Journal n°83

Le Léman théâtre d’un gigantesque raz-de-marée

couv

Un tremblement de terre suivi d’un énorme glissement de terrain serait à l’origine d’un raz-de-marée qui aurait déferlé sur les rives du Léman à l’âge du Bronze

Aux alentours de 1750 av. J.-C., les habitants des rives du Léman ont essuyé un tremblement de terre suivi d’un raz-de-marée d’une rare violence. Dévastés, certains villages sur pilotis ont alors été abandonnés. A l’appui de ce scénario: les restes d’un glissement de terrain gigantesque retrouvés dans les sédiments du Grand-Lac, entre Lausanne et Evian, et décrits dans un article à paraître en janvier dans la revue Earth and Planetary Science Letters.

D’un bloc au fond du lac

«Des mesures de sismique réflexion, une technique qui exploite la propagation des ondes sonores dans le sol, ont révélé la présence d’une couche de dépôts très épaisse dans les sédiments au fond du lac, explique Stéphanie Girardclos, maître d’enseignement et de recherche à la Section des sciences de la Terre et de l’environnement de la Faculté des sciences, et l’une des auteurs de l’article. A l’aide de forages, nous avons pu extraire et dater du matériel organique appartenant à cette couche». Mené par Katrina Kremer dans le cadre de sa thèse en sciences de la Terre, ce travail a établi que ce matériel s’est déposé durant l’âge du Bronze, entre 1865 et 1608 av. J.-C. Après l’analyse des carottes et de la carte du relief lacustre, il semble qu’une énorme masse de sédiment (au moins 0,13 km3), située à plus de 80 mètres de profondeur en face de Lausanne, se soit détachée et ait glissé quasiment d’un seul morceau jusqu’au fond du lac. Il est peu probable que cet événement ait été causé par une tempête ou une crue.

Puissant séisme
«Nous avons trouvé deux autres glissements plus petits provenant de la rive sud, précise Stéphanie Girardclos. Ils datent tous de la même période. Ce synchronisme de lieu et de temps suggère que l’élément déclencheur est un tremblement de terre.» Une magnitude d’environ 6 est nécessaire pour provoquer un tel éboulement. Selon les géologues, il existe assez de failles à proximité (près d’Aigle et dans le Chablais, par exemple) capables de produire un séisme aussi puissant.

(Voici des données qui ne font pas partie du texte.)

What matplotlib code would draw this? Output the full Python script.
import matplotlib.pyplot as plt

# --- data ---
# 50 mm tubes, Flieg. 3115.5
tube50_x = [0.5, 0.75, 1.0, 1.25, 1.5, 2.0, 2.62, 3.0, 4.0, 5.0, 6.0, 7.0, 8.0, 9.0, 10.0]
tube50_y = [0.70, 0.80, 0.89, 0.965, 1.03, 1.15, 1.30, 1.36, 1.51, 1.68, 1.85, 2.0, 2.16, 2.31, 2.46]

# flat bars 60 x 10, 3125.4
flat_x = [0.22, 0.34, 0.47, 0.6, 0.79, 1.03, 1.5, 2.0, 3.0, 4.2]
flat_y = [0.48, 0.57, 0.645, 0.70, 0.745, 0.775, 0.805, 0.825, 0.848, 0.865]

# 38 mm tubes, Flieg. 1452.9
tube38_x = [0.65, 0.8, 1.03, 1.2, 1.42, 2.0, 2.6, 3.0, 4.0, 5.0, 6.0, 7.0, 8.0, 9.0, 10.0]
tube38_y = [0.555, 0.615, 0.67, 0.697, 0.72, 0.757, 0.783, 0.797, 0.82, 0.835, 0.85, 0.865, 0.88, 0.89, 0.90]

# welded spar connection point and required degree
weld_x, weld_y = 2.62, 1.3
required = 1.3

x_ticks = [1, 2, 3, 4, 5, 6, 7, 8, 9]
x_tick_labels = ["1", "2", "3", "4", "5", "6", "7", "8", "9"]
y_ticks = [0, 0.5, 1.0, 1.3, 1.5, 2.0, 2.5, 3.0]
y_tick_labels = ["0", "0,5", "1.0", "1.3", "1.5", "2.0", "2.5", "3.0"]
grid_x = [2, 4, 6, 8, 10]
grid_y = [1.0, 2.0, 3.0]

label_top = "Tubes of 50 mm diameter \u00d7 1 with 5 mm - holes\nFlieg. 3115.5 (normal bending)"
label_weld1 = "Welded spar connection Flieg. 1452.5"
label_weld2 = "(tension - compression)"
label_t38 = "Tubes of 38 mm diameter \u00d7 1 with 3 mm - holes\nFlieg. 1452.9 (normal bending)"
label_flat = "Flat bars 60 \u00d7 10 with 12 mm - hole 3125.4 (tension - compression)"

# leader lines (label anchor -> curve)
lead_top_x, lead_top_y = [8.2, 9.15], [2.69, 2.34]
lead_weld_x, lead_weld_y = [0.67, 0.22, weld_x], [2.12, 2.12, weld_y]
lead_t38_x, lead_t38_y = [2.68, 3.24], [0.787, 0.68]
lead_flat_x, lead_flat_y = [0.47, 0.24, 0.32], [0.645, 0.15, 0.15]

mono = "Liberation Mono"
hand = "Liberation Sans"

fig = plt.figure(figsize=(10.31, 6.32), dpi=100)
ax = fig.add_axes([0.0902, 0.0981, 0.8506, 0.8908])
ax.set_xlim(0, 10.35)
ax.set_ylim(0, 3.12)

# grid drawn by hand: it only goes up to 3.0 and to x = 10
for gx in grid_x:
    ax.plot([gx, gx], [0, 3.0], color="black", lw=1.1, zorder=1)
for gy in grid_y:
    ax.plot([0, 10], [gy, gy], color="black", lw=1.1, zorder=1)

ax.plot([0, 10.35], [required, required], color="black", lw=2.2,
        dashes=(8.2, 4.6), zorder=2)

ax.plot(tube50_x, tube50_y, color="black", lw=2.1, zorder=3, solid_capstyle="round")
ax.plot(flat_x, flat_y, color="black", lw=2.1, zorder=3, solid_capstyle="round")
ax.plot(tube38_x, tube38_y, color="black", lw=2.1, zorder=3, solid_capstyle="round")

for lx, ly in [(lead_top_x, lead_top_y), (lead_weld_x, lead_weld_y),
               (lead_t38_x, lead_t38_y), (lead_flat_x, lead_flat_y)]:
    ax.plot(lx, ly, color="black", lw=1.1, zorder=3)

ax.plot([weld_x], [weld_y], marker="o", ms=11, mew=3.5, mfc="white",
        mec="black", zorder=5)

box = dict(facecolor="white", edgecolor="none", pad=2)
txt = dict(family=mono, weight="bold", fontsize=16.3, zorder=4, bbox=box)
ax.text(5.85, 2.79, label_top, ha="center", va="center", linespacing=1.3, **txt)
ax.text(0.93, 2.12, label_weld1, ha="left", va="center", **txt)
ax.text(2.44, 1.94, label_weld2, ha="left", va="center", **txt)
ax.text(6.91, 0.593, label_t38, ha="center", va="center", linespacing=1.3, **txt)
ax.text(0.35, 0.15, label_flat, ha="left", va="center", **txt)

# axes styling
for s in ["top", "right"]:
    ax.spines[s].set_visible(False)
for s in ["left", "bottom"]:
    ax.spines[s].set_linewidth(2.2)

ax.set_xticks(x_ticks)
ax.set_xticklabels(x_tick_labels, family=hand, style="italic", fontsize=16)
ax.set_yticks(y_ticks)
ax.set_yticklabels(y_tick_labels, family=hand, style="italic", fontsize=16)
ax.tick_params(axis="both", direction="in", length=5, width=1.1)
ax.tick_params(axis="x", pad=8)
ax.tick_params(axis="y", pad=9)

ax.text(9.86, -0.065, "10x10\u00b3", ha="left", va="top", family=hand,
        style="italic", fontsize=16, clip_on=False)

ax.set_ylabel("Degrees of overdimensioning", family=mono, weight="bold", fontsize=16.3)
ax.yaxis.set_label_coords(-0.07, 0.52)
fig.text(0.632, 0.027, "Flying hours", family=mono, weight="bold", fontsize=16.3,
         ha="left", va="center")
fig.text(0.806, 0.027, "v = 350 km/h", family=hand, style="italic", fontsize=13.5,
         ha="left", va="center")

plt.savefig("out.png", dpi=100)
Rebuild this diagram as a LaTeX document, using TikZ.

Une simulation par ordinateur menée par Guy Simpson, chargé de cours, a montré que le glissement de terrain principal aurait, à lui seul, pu créer une vague jusqu’à 6 mètres de hauteur à certains endroits du lac. Coïncidence: à cette même époque, durant au moins 28 ans (entre 1758 et 1730 av. J.-C.), les fouilles de Pierre Corboud, du Laboratoire d’archéologie préhistorique et anthropologie, ont montré qu’aucun abattage d’arbre ni aucune construction de maison n’ont eu lieu dans les villages lacustres de Préverenges et de Morges/Les Roseaux. Comme s’ils avaient été abandonnés.